このフロイド・ディクソンはチャールズ・ブラウンほど都会的ではなくて田舎臭さが残っているところが味噌で、あとはファンキーな一面、一曲目のHey BartenderのようなファンキーなR&Bテイストがあるところがいいところなんですが、次の曲もHey Bartenderと同じようなお酒ネタの曲です。
「いつもワイン、ワイン、ワインや。ワイン飲むとめちゃ気分ええねん」それだけの歌ですが、宴会で盛り上がりそうな曲です。
3.Wine, Wine, Wine/ Floyd Dixon

同じテキサス出身のピアノ・ブルーズマン、エイモス・ミルバーンも”Bad, Bad Whiskey””One Scotch, One Bourbon, One Beer” “Thinking and Drinking,”とかお酒ネタのヒットが多かった人です。
まあ、こういうご陽気なブルーズばかり歌っていたわけではないんですよ、
次はTired, Broke and Bustedというタイトルなんですが、「疲れた、壊れた、つぶれた」で、そのあとに仕事もなくした。自分の彼女も失くした。腹へって死にそうや。ああ疲れた、壊れた、つぶれた。すべてオマエのせいや」
これ結局、女のせいにしてますけど、こいつが悪いんですよ。たいてい男が・・・。すんません。
では、疲れた、壊れた、つぶれた
4.Tired, Broke and Busted/ Floyd Dixon
歌詞の内容にしては曲調がなんかゆるい、陽気な感じですが・・まあつらいけど笑い飛ばしてしまうおか・・というところでしょうか。

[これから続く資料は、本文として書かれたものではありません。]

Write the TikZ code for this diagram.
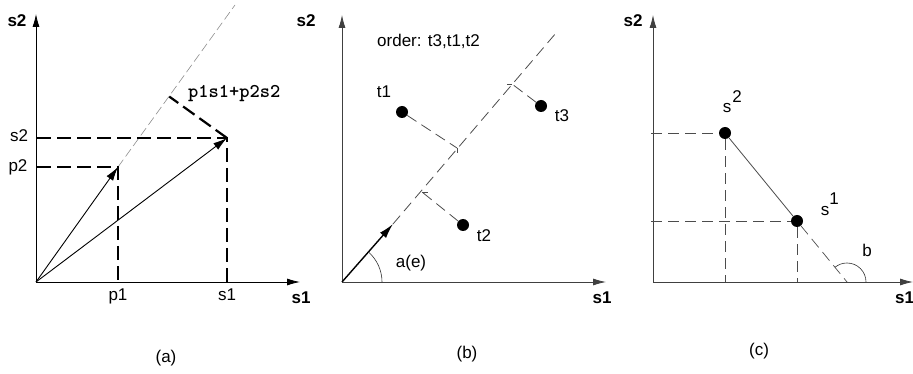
\documentclass[tikz,border=0pt]{standalone}
\usepackage{fontspec}
\setmainfont{Liberation Sans}
\usetikzlibrary{arrows.meta,calc}
\begin{document}
\begin{tikzpicture}[x=1pt,y=-1pt,
  lbl/.style={inner sep=0pt,anchor=base,font=\fontsize{17}{20}\selectfont},
  axlbl/.style={inner sep=0pt,anchor=base,font=\fontsize{17}{20}\selectfont\bfseries},
  axis/.style={line width=0.8pt,-{Latex[length=13pt,width=7pt]}},
  vec/.style={line width=0.9pt,-{Latex[length=14pt,width=8pt]}},
  thickdash/.style={line width=2.2pt,dash pattern=on 14pt off 6pt},
  lightdash/.style={line width=0.6pt,black!45,dash pattern=on 9pt off 4pt},
  graydash/.style={line width=0.8pt,black!70,dash pattern=on 11pt off 6pt},
  grayaxis/.style={line width=0.8pt,black!75,-{Latex[length=13pt,width=7pt]}},
  dot/.style={circle,fill=black,minimum size=12pt,inner sep=0pt},
  tick/.style={line width=0.8pt,black!70}
]
\useasboundingbox (0,0) rectangle (913,374);

% ---------------- panel (a)
\coordinate (Oa) at (36,282);
\coordinate (Xa) at (300,282);
\coordinate (Ya) at (36,14);
\coordinate (P) at (118,167);
\coordinate (S) at (227,138);
\coordinate (Ea) at (235,5);
\coordinate (P2a) at (37,167);
\coordinate (S2a) at (37,138);
\coordinate (P1a) at (118,282);
\coordinate (S1a) at (227,282);
\coordinate (Fa) at ($(Oa)!(S)!(Ea)$);
\draw[axis] (Oa) -- (Xa);
\draw[axis] (Oa) -- (Ya);
\draw[lightdash] (P) -- (Ea);
\draw[thickdash] (P2a) -- (P) -- (P1a);
\draw[thickdash] (S2a) -- (S) -- (S1a);
\draw[thickdash] (S) -- (Fa);
\draw[vec] (Oa) -- (P);
\draw[vec] (Oa) -- (S);
\node[axlbl] (la2) at (17,27) {s2};
\node[axlbl] (la1) at (301,303) {s1};
\node[lbl] (lp2) at (18,172) {p2};
\node[lbl] (ls2) at (19,142) {s2};
\node[lbl] (lp1) at (118,300) {p1};
\node[lbl] (ls1) at (227,300) {s1};
\node[inner sep=0pt,anchor=base west,font=\ttfamily\bfseries\fontsize{19.5}{20}\selectfont] (lsum) at (188,97.5) {p1s1+p2s2};
\node[lbl] (capa) at (166,362) {(a)};

% ---------------- panel (b)
\coordinate (Ob) at (342,282);
\coordinate (Xb) at (606,282);
\coordinate (Yb) at (342,15);
\coordinate (Ab) at (393,224);
\coordinate (Eb) at (556,33);
\coordinate (f1) at (457,148);
\coordinate (f2) at (422,192);
\coordinate (f3) at (512,84);
\draw[grayaxis] (Ob) -- (Xb);
\draw[grayaxis] (Ob) -- (Yb);
\draw[graydash] (Ab) -- (Eb);
\node[dot] (t1) at (402,112) {};
\node[dot] (t2) at (463,225) {};
\node[dot] (t3) at (541,106) {};
\draw[graydash] (t1) -- (f1);
\draw[graydash] (t2) -- (f2);
\draw[graydash] (t3) -- (f3);
\draw[tick] (f1) -- ++(0,5);
\draw[tick] (f2) -- ++(6,0);
\draw[tick] (f3) -- ++(-5,0);
\draw[line width=1.4pt,-{Latex[length=15pt,width=8pt]}] (Ob) -- (Ab);
\draw[line width=0.6pt,black!80] ($(Ob)+(40,0)$) arc[start angle=0,end angle=-49,radius=40];
\node[axlbl] (lb2) at (306,27) {s2};
\node[axlbl] (lb1) at (602,303) {s1};
\node[lbl,anchor=base west] (lord) at (377,47) {order: t3,t1,t2};
\node[lbl] (lt1) at (384,98) {t1};
\node[lbl] (lt2) at (484,242) {t2};
\node[lbl] (lt3) at (562,122) {t3};
\node[lbl] (lae) at (411,268) {a(e)};
\node[lbl] (capb) at (467,358) {(b)};

% ---------------- panel (c)
\coordinate (Oc) at (653,282);
\coordinate (Xc) at (913,282);
\coordinate (Yc) at (653,15);
\coordinate (Bc) at (847,282);
\coordinate (h2) at (651,133);
\coordinate (h1) at (651,221);
\coordinate (v2) at (725,282);
\coordinate (v1) at (797,282);
\draw[grayaxis] (Oc) -- (Xc);
\draw[grayaxis] (Oc) -- (Yc);
\node[dot] (sd2) at (725,133) {};
\node[dot] (sd1) at (797,221) {};
\draw[graydash,line width=0.7pt] (h2) -- (sd2) -- (v2);
\draw[graydash,line width=0.7pt] (h1) -- (sd1) -- (v1);
\draw[line width=0.8pt,black!70] (sd2) -- (sd1);
\draw[graydash,line width=0.7pt] (sd1) -- (Bc);
\draw[line width=0.6pt,black!80] ($(Bc)+(19,0)$) arc[start angle=0,end angle=-129,radius=19];
\node[axlbl] (lc2) at (633,27) {s2};
\node[axlbl,anchor=base west] (lc1) at (895,303) {s1};
\node[lbl] (ls2s) at (727,113) {s};
\node[lbl] (ls2e) at (737,103) {2};
\node[lbl] (ls1s) at (825,215) {s};
\node[lbl] (ls1e) at (834,205) {1};
\node[lbl] (lbang) at (867,257) {b};
\node[lbl] (capc) at (759,355) {(c)};
\end{tikzpicture}
\end{document}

その後、ディクソンはめちゃくちゃは売れなかったんですが、60年代70年代もいろんなレーベルに録音してます。
70年代半ばにはレイ・チャールズやルース・ブラウンとヨーロッパツアーしたり、スエーデンのレーベルからアルバムをリリースしたり、2006年77才でガンで亡くなるまで現役として活躍しました。

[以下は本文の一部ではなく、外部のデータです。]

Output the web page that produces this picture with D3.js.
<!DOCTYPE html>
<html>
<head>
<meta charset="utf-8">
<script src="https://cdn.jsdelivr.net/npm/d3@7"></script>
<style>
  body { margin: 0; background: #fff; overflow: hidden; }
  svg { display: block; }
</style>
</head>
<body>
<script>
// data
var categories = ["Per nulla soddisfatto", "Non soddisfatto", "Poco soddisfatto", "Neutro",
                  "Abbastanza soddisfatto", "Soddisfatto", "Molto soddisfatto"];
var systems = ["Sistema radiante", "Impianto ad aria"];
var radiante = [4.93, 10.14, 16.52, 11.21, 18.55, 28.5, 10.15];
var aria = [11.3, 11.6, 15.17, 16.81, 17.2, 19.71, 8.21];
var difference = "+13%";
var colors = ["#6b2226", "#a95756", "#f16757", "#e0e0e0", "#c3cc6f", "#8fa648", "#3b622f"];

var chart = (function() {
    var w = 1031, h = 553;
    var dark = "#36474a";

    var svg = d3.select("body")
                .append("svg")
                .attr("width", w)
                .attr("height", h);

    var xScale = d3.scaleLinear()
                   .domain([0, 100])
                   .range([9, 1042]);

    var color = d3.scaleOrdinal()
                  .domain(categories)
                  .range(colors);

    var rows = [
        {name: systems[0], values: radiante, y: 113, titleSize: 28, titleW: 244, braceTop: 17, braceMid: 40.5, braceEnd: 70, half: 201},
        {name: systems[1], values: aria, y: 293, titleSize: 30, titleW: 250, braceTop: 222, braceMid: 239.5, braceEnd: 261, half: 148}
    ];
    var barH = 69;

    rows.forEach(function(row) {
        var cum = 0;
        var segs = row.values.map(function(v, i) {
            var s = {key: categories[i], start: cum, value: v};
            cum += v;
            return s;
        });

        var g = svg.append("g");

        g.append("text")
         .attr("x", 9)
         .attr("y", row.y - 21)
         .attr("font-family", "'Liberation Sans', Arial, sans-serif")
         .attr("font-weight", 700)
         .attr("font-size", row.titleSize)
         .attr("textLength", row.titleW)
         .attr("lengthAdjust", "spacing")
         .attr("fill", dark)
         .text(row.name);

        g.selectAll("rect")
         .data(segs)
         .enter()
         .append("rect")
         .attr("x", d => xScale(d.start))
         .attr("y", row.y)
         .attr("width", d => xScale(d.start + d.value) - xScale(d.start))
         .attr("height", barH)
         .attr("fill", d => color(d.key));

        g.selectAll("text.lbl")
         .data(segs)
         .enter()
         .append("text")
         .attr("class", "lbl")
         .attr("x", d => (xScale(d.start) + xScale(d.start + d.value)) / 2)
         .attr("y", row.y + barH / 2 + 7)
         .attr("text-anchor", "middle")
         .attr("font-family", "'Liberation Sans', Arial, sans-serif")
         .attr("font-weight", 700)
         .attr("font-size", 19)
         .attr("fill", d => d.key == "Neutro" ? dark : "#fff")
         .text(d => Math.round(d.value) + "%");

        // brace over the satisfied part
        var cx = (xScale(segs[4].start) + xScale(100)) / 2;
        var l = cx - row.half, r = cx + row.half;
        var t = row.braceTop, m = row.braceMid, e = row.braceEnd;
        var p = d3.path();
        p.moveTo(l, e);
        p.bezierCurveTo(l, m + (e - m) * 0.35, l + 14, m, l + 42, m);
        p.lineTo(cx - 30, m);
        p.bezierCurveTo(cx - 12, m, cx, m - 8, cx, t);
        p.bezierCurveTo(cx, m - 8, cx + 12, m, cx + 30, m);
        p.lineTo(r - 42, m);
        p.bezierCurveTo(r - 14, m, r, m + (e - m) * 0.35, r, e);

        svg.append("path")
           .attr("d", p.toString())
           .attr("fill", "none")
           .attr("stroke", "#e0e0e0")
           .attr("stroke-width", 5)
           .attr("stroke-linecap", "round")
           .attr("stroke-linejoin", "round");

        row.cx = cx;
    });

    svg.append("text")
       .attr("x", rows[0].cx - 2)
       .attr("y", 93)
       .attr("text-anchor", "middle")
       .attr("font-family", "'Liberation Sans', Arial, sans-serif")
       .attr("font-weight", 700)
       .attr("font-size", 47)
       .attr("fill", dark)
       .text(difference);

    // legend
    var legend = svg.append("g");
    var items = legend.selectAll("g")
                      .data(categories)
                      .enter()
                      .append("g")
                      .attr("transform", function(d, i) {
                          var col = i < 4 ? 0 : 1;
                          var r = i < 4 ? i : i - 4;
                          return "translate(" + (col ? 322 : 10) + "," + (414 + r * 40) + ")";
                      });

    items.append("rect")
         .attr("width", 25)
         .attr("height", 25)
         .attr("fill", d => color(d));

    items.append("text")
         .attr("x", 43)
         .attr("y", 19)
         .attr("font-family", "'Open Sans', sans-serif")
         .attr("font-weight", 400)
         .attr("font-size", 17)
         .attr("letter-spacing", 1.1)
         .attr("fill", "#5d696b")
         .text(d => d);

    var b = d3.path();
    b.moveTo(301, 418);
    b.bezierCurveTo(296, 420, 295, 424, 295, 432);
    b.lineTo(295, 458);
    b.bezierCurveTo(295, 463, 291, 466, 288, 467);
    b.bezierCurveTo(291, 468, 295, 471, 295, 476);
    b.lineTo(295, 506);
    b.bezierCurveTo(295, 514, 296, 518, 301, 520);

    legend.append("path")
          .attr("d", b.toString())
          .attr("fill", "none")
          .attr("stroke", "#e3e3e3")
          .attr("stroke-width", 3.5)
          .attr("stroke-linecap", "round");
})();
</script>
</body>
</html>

では、最後にディクソンらしい曲で、タイトルがいいです。タイト・スカートです。
「体にフィットしたタイトスカートを着た女ってたまらんよね。大きなお尻でタイトドレスを着てるんっていいよね」
僕も言いたい「いいよね」
5.Tight Skirts/ Floyd Dixon

今日は40年代から活躍したファンキーなウエストコーストのピアニスト・ブルーズマン、フロイド・ディクソンでした。お酒飲む時とか宴会、パーティにぴったりのブルーズです。年末に是非どうぞ!